Frequently asked questions (FAQ)
- Question: What can owners’ associations do if a resident is constantly disruptive?
Answer: Owners “associations should first send the disruptive party a written warning and request that they cease their disruptive activities. If this does not help, the owners” meeting can decide to take legal action. - Question: Can tenants be evicted if they repeatedly cause a disturbance?
Answer: Eviction is an extreme measure that courts only order in serious cases. As a rule, milder measures such as injunctions are preferred in the first instance. - Question: How can residents prove noise nuisance?
Answer: Residents should keep a noise log in which the date, time and type of noise are recorded. If possible, audio recordings should also be made and witness statements collected. - Question: What role does the owner play if the tenant causes a disturbance?
Answer: The owner can be held jointly responsible for the tenant’s behavior, especially if he does not react appropriately after becoming aware of the problems.
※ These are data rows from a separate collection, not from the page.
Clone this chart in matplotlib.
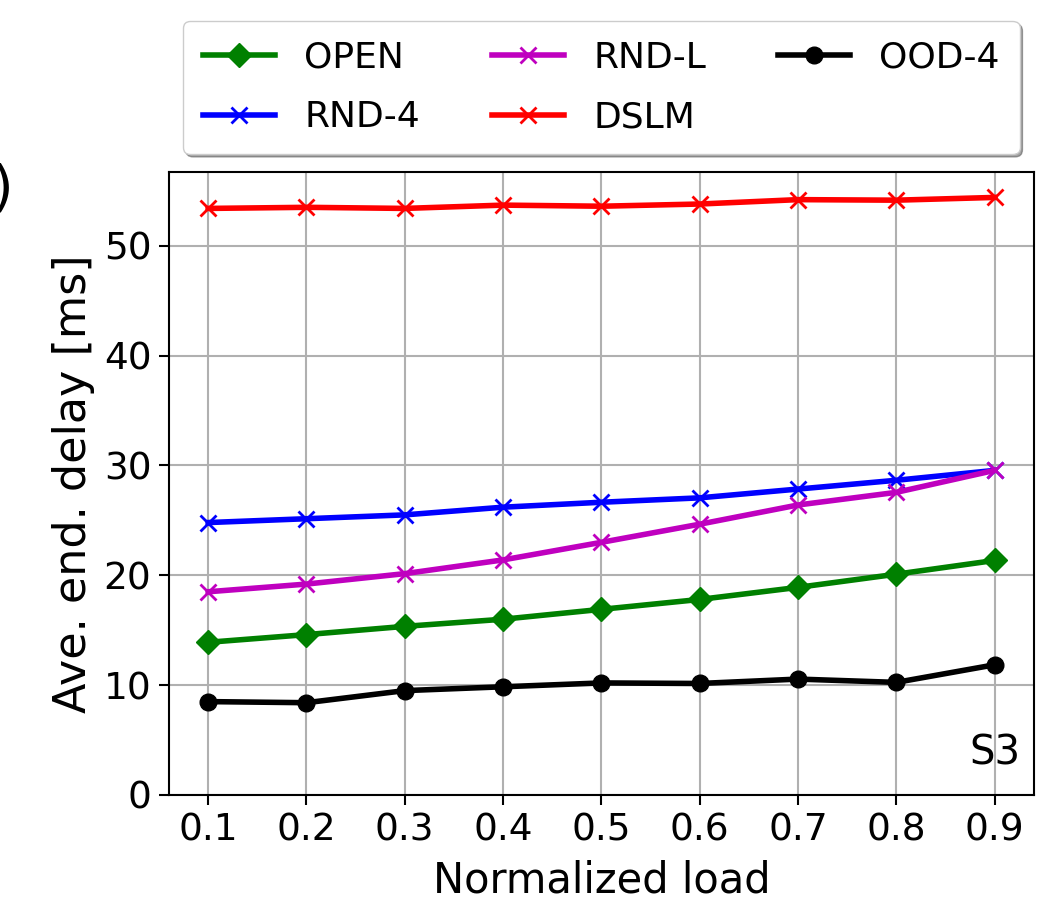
import numpy as np
import matplotlib
matplotlib.use('Agg')
import matplotlib.pyplot as plt

# normalized load on x, average end-to-end delay (ms) per scheme
load = [0.1, 0.2, 0.3, 0.4, 0.5, 0.6, 0.7, 0.8, 0.9]
open_delay = [13.9, 14.6, 15.35, 16.0, 16.9, 17.8, 18.9, 20.1, 21.35]
rnd4_delay = [24.8, 25.15, 25.5, 26.2, 26.65, 27.05, 27.85, 28.65, 29.55]
rndl_delay = [18.5, 19.2, 20.15, 21.4, 23.0, 24.65, 26.4, 27.55, 29.55]
dslm_delay = [53.4, 53.5, 53.4, 53.7, 53.6, 53.8, 54.2, 54.15, 54.4]
ood4_delay = [8.5, 8.4, 9.5, 9.85, 10.2, 10.15, 10.55, 10.25, 11.85]
yticks = [0, 10, 20, 30, 40, 50]

fig = plt.figure(figsize=(10.55, 9), dpi=100)
ax = fig.add_axes([0.160, 0.1167, 0.820, 0.692])

lw = 4
ax.plot(load, open_delay, color='green', marker='D', ms=12, lw=lw, label='OPEN')
ax.plot(load, rnd4_delay, color='blue', marker='x', ms=12, mew=2, lw=lw, label='RND-4')
ax.plot(load, rndl_delay, color='m', marker='x', ms=12, mew=2, lw=lw, label='RND-L')
ax.plot(load, dslm_delay, color='red', marker='x', ms=12, mew=2, lw=lw, label='DSLM')
ax.plot(load, ood4_delay, color='black', marker='o', ms=12, lw=lw, label='OOD-4')

ax.set_ylim(bottom=0)
ax.set_xticks(load)
ax.set_yticks(yticks)
ax.grid(True, color='#b0b0b0', lw=1.5)
ax.tick_params(labelsize=27, length=7, width=1.5, pad=5.5)
for s in ax.spines.values():
    s.set_linewidth(1.5)

ax.set_xlabel('Normalized load', fontsize=30, labelpad=8)
ax.set_ylabel('Ave. end. delay [ms]', fontsize=32, labelpad=6)
ax.text(0.985, 0.035, 'S3', transform=ax.transAxes, ha='right', va='bottom', fontsize=29)

ax.legend(loc='lower center', bbox_to_anchor=(0.5, 1.0), ncol=3, fontsize=26,
          labelspacing=0.7, borderpad=0.55, columnspacing=2.0,
          shadow=True, fancybox=True, framealpha=1)

# leftover of a panel label cut off at the page edge
fig.text(0.012, 0.79, ')', ha='right', va='center', fontsize=40)

fig.savefig('out.png', dpi=100)
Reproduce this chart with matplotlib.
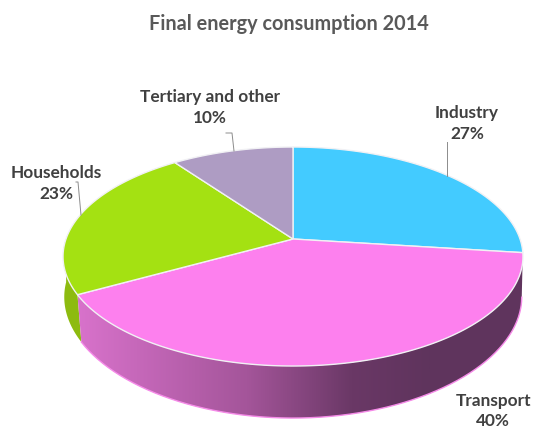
import numpy as np
import matplotlib
matplotlib.use('Agg')
import matplotlib.pyplot as plt
from matplotlib.colors import LinearSegmentedColormap
from matplotlib.patches import Polygon

# Data
categories = ['Industry', 'Transport', 'Households', 'Tertiary and other']
shares = [27, 40, 23, 10]
colors = ['#43CBFF', '#FD80EE', '#A4E112', '#AE9CC3']

# Pie projection, pixel units of the 534x432 figure
cx, cy = 293, 239
a, b, k = 227, 106.7, 0.16
depth = 43.7
rim_shrink = 0.0375


def top_rim(deg):
    t = np.radians(deg)
    u, v = np.sin(t), np.cos(t)
    d = 1 + k * v
    return np.column_stack([cx + a * u / d, cy - b * v / d])


def low_rim(deg):
    t = np.radians(deg)
    v = np.cos(t)
    pts = top_rim(deg)
    pts[:, 0] = cx + (pts[:, 0] - cx) * (1 - rim_shrink * np.maximum(-v, 0))
    pts[:, 1] = pts[:, 1] + depth / (1 + k * v)
    return pts


def side_poly(start, end):
    deg = np.linspace(start, end, 200)
    return np.vstack([top_rim(deg), low_rim(deg)[::-1]])


edges = np.cumsum([0] + shares) * 3.6

fig = plt.figure(figsize=(5.34, 4.32), dpi=100)
ax = fig.add_axes([0, 0, 1, 1])

# Side walls
ax.add_patch(Polygon(side_poly(edges[2], edges[2] + 29), closed=True, fc='#8DBB0F', ec='none', zorder=1))

side_cmap = LinearSegmentedColormap.from_list(
    'side', [(0, '#D872CB'), (0.48, '#A4559A'), (0.78, '#6A3866'), (1, '#5F345D')])
grad = ax.imshow(np.linspace(0, 1, 256).reshape(1, -1), cmap=side_cmap, aspect='auto',
                 extent=[78, 430, 432, 0], zorder=2)
side_patch = Polygon(side_poly(edges[1], edges[2]), closed=True, fc='none', ec='none',
                     transform=ax.transData)
ax.add_patch(side_patch)
grad.set_clip_path(side_patch)
# dark part of the wall right of the gradient
deg = np.linspace(edges[1], edges[2], 200)
ax.plot(*low_rim(deg).T, color='#F58AE8', lw=1, zorder=3)

ax.fill_between([430, 534], 0, 432, color='#5F345D', zorder=1.5, clip_path=side_patch)

# Top faces
for i, col in enumerate(colors):
    deg = np.linspace(edges[i], edges[i + 1], 150)
    pts = np.vstack([[cx, cy], top_rim(deg)])
    ax.add_patch(Polygon(pts, closed=True, fc=col, ec='#F1F1F4', lw=1, zorder=4))

# Labels
label_pos = [(467, 123.5), (493, 411), (56, 183.5), (210, 107.5)]
for name, share, (x, y) in zip(categories, shares, label_pos):
    ax.text(x, y, f'{name}\n{share}%', ha='center', va='center', fontsize=12.4,
            fontweight='bold', family='Lato', color='#404040', linespacing=1.34, zorder=6)

# Leader lines
leaders = [([447, 447], [142, 176]), ([76, 78, 81], [182, 182, 215]), ([226, 232, 234], [133, 133, 151])]
for xs, ys in leaders:
    ax.plot(xs, ys, color='#8C8C8C', lw=0.7, zorder=5)

ax.text(289, 24, 'Final energy consumption 2014', ha='center', va='center', fontsize=14.3,
        fontweight='bold', family='Lato', color='#595959')

ax.set_xlim(0, 534)
ax.set_ylim(432, 0)
ax.axis('off')
fig.savefig('out.png', dpi=100)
In the event of persistent disturbances, the owner should warn the tenant and, if necessary, terminate the tenancy agreement. - Question: How long do such court proceedings typically take in Spain?
Answer: The duration can vary greatly, but such proceedings can last from several months to a year or longer. - Question: Are there alternatives to court proceedings?
Answer: Yes, mediation or conciliation proceedings can be effective alternatives. - Question: What costs are incurred in such court proceedings?
Answer: The costs often include not only lawyers’ fees, but sometimes also expert costs. If the claim is partially upheld, as in this case, all parties often bear their own costs. It is therefore important to prepare the claim well, to exhaust out-of-court settlement options and to make realistic demands. If a full judgment is obtained, the opposing party is regularly ordered to pay the costs in the amount of the statutory fees.